My preference is music streaming from my phone (Android HTC Desire), and receiving instructions from my Garmin Zumo 350lm, I've even been into a local retailer, and they couldn't set the headset up to achieve this? When the music was being played, and GPS instructions were transmitted, it was just a garbled message breaking into the music, after a solid hour of trying, the retailer had to call it a day!
So...my question is, how did you achieve the setup? I'm assuming there's a way of acquiring a type of multi-pair command? Hope you can help...?"

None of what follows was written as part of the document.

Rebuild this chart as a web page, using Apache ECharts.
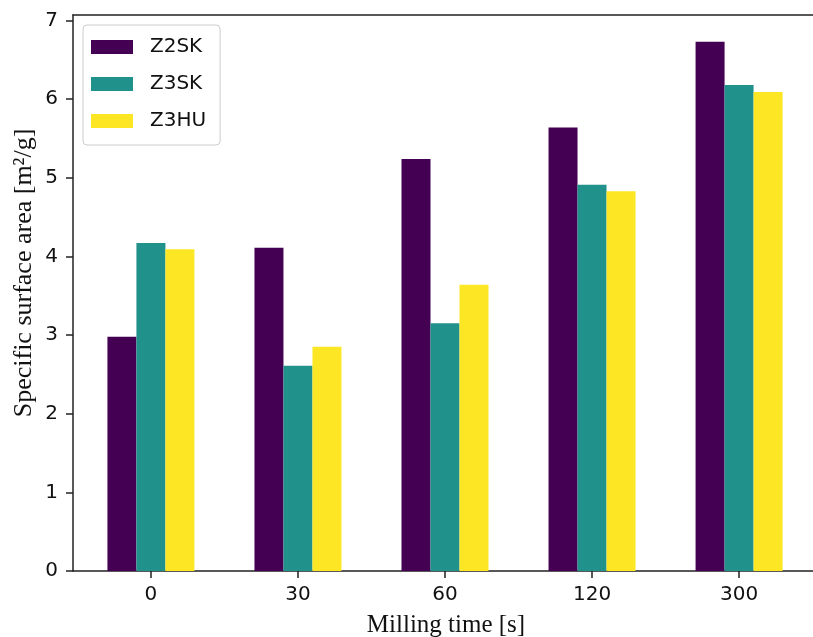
<!DOCTYPE html>
<html>
<head>
<meta charset="utf-8">
<script src="https://cdn.jsdelivr.net/npm/echarts@6/dist/echarts.min.js"></script>
<style>
  html, body { margin: 0; padding: 0; background: #ffffff; }
  #chart { width: 813px; height: 637px; }
</style>
</head>
<body>
<div id="chart"></div>
<script>
// Milling time groups (s)
const categories = ['0', '30', '60', '120', '300'];

// Specific surface area (m²/g) per powder
const seriesNames = ['Z2SK', 'Z3SK', 'Z3HU'];
const z2sk = [2.98, 4.11, 5.24, 5.64, 6.73];
const z3sk = [4.17, 2.61, 3.15, 4.91, 6.18];
const z3hu = [4.09, 2.85, 3.64, 4.83, 6.09];

const yTicks = [0, 1, 2, 3, 4, 5, 6, 7];

const colors = ['#440154', '#21918c', '#fde725'];
const sans = 'DejaVu Sans';
const spine = { color: '#222222', width: 1.5 };

const chart = echarts.init(document.getElementById('chart'), null, { renderer: 'canvas' });

function toPoints(values) {
  return values.map((v, i) => [i, v]);
}

const allValues = [z2sk, z3sk, z3hu];

chart.setOption({
  animation: false,
  backgroundColor: '#ffffff',
  color: colors,
  grid: {
    left: 73, top: 15, width: 744, bottom: 66,
    outerBoundsMode: 'none',
    containLabel: false,
    show: false
  },
  legend: {
    data: seriesNames,
    orient: 'vertical',
    left: 83, top: 25,
    padding: [12, 14, 14, 8],
    itemWidth: 42, itemHeight: 14, itemGap: 17,
    icon: 'rect',
    borderColor: '#cccccc', borderWidth: 1, borderRadius: 4,
    backgroundColor: '#ffffff',
    textStyle: {
      fontFamily: sans, fontSize: 20, color: '#111111',
      lineHeight: 14, padding: [0, 0, 0, 12]
    }
  },
  xAxis: [
    {
      type: 'value',
      min: -0.53, max: 4.53,
      splitLine: { show: false },
      axisLine: { show: true, onZero: false, lineStyle: spine },
      axisTick: {
        show: true, length: 7, customValues: [0, 1, 2, 3, 4],
        lineStyle: spine
      },
      axisLabel: {
        customValues: [0, 1, 2, 3, 4],
        formatter: v => categories[Math.round(v)],
        fontFamily: sans, fontSize: 20, color: '#111111', margin: 14
      }
    },
    {
      // top spine
      type: 'value',
      position: 'top',
      min: -0.53, max: 4.53,
      splitLine: { show: false },
      axisLine: { show: true, onZero: false, lineStyle: spine },
      axisTick: { show: false },
      axisLabel: { show: false }
    }
  ],
  yAxis: {
    type: 'value',
    min: 0, max: 7.07,
    splitLine: { show: false },
    axisLine: { show: true, onZero: false, lineStyle: spine },
    axisTick: {
      show: true, length: 7, customValues: yTicks,
      lineStyle: spine
    },
    axisLabel: {
      customValues: yTicks,
      formatter: v => String(Math.round(v)),
      fontFamily: sans, fontSize: 20, color: '#111111', margin: 15
    }
  },
  series: seriesNames.map((name, k) => ({
    name: name,
    type: 'bar',
    xAxisIndex: 0,
    data: toPoints(allValues[k]),
    barWidth: 29,
    barGap: '0%',
    itemStyle: { color: colors[k] }
  })),
  graphic: [
    {
      type: 'text',
      x: 446, y: 625,
      style: {
        text: 'Milling time [s]',
        font: '25px "Liberation Serif"',
        fill: '#111111',
        textAlign: 'center', textVerticalAlign: 'middle'
      }
    },
    {
      type: 'text',
      x: 24, y: 273,
      rotation: Math.PI / 2,
      style: {
        text: 'Specific surface area [m²/g]',
        font: '26px "Liberation Serif"',
        fill: '#111111',
        textAlign: 'center', textVerticalAlign: 'middle'
      }
    }
  ]
});
</script>
</body>
</html>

Rick's Reply: Sorry for the confusion! The GPS instructions that are referenced in the article are coming from the smartphone. You can share smartphone GPS and music simultaneously, but I don't know about stand-alone GPS units, I'd assume that they cannot be shared.
Neither I nor anyone who help me locally own a Garmin GPS or other stand-alone GPS, so we weren't able to try that with the F5MC. I edited the "Music and GPS Sharing" section to explain this more clearly.
I will say that without exception, every time we publish an intercom review, someone will write to tell us there's a problem connecting a Garmin product. I'm not sure why this is, but Garmin GPS units just don't seem to have a standard Bluetooth implementation and if there's a connectivity issue, inevitably it's with a Garmin GPS.
UPDATE From "M.S." (May 2014): "Just for feedback for future reference, the Sena SMH10R (review) does exactly what I need: music streaming, and interception of the Garmin instructions, then music fading back in....
So, if you're asked the question, then it does it easily. 30 minutes to download drivers etc, 5 minutes to pair phone and GPS, and it worked like a charm!
Installing took a little longer, I wanted a discrete fit, and as a bonus, the SMH10R matches the profile of the Shoei RF-1200 (review) perfectly (cut outs match!)."
From "M" (April 2014): "Thank you for the review. Can you tell me something about range when connected via Anycom feature with other brand device? Is it usable only for passenger conversations? Or when riding with friend on two bikes it is also possible to communicate? (A friend owns scala rider G9) Thanks!"
Rick's Reply: Yes, when the F5MC is connected via the Anycom feature to intercoms of other brands, you get "open mic" full-duplex bike-to-bike communications at long distances. We tried it with a few other intercoms and the distances vary, depending on the brand but it's generally about the same range as listed in the individual intercom specifications for each brand/type.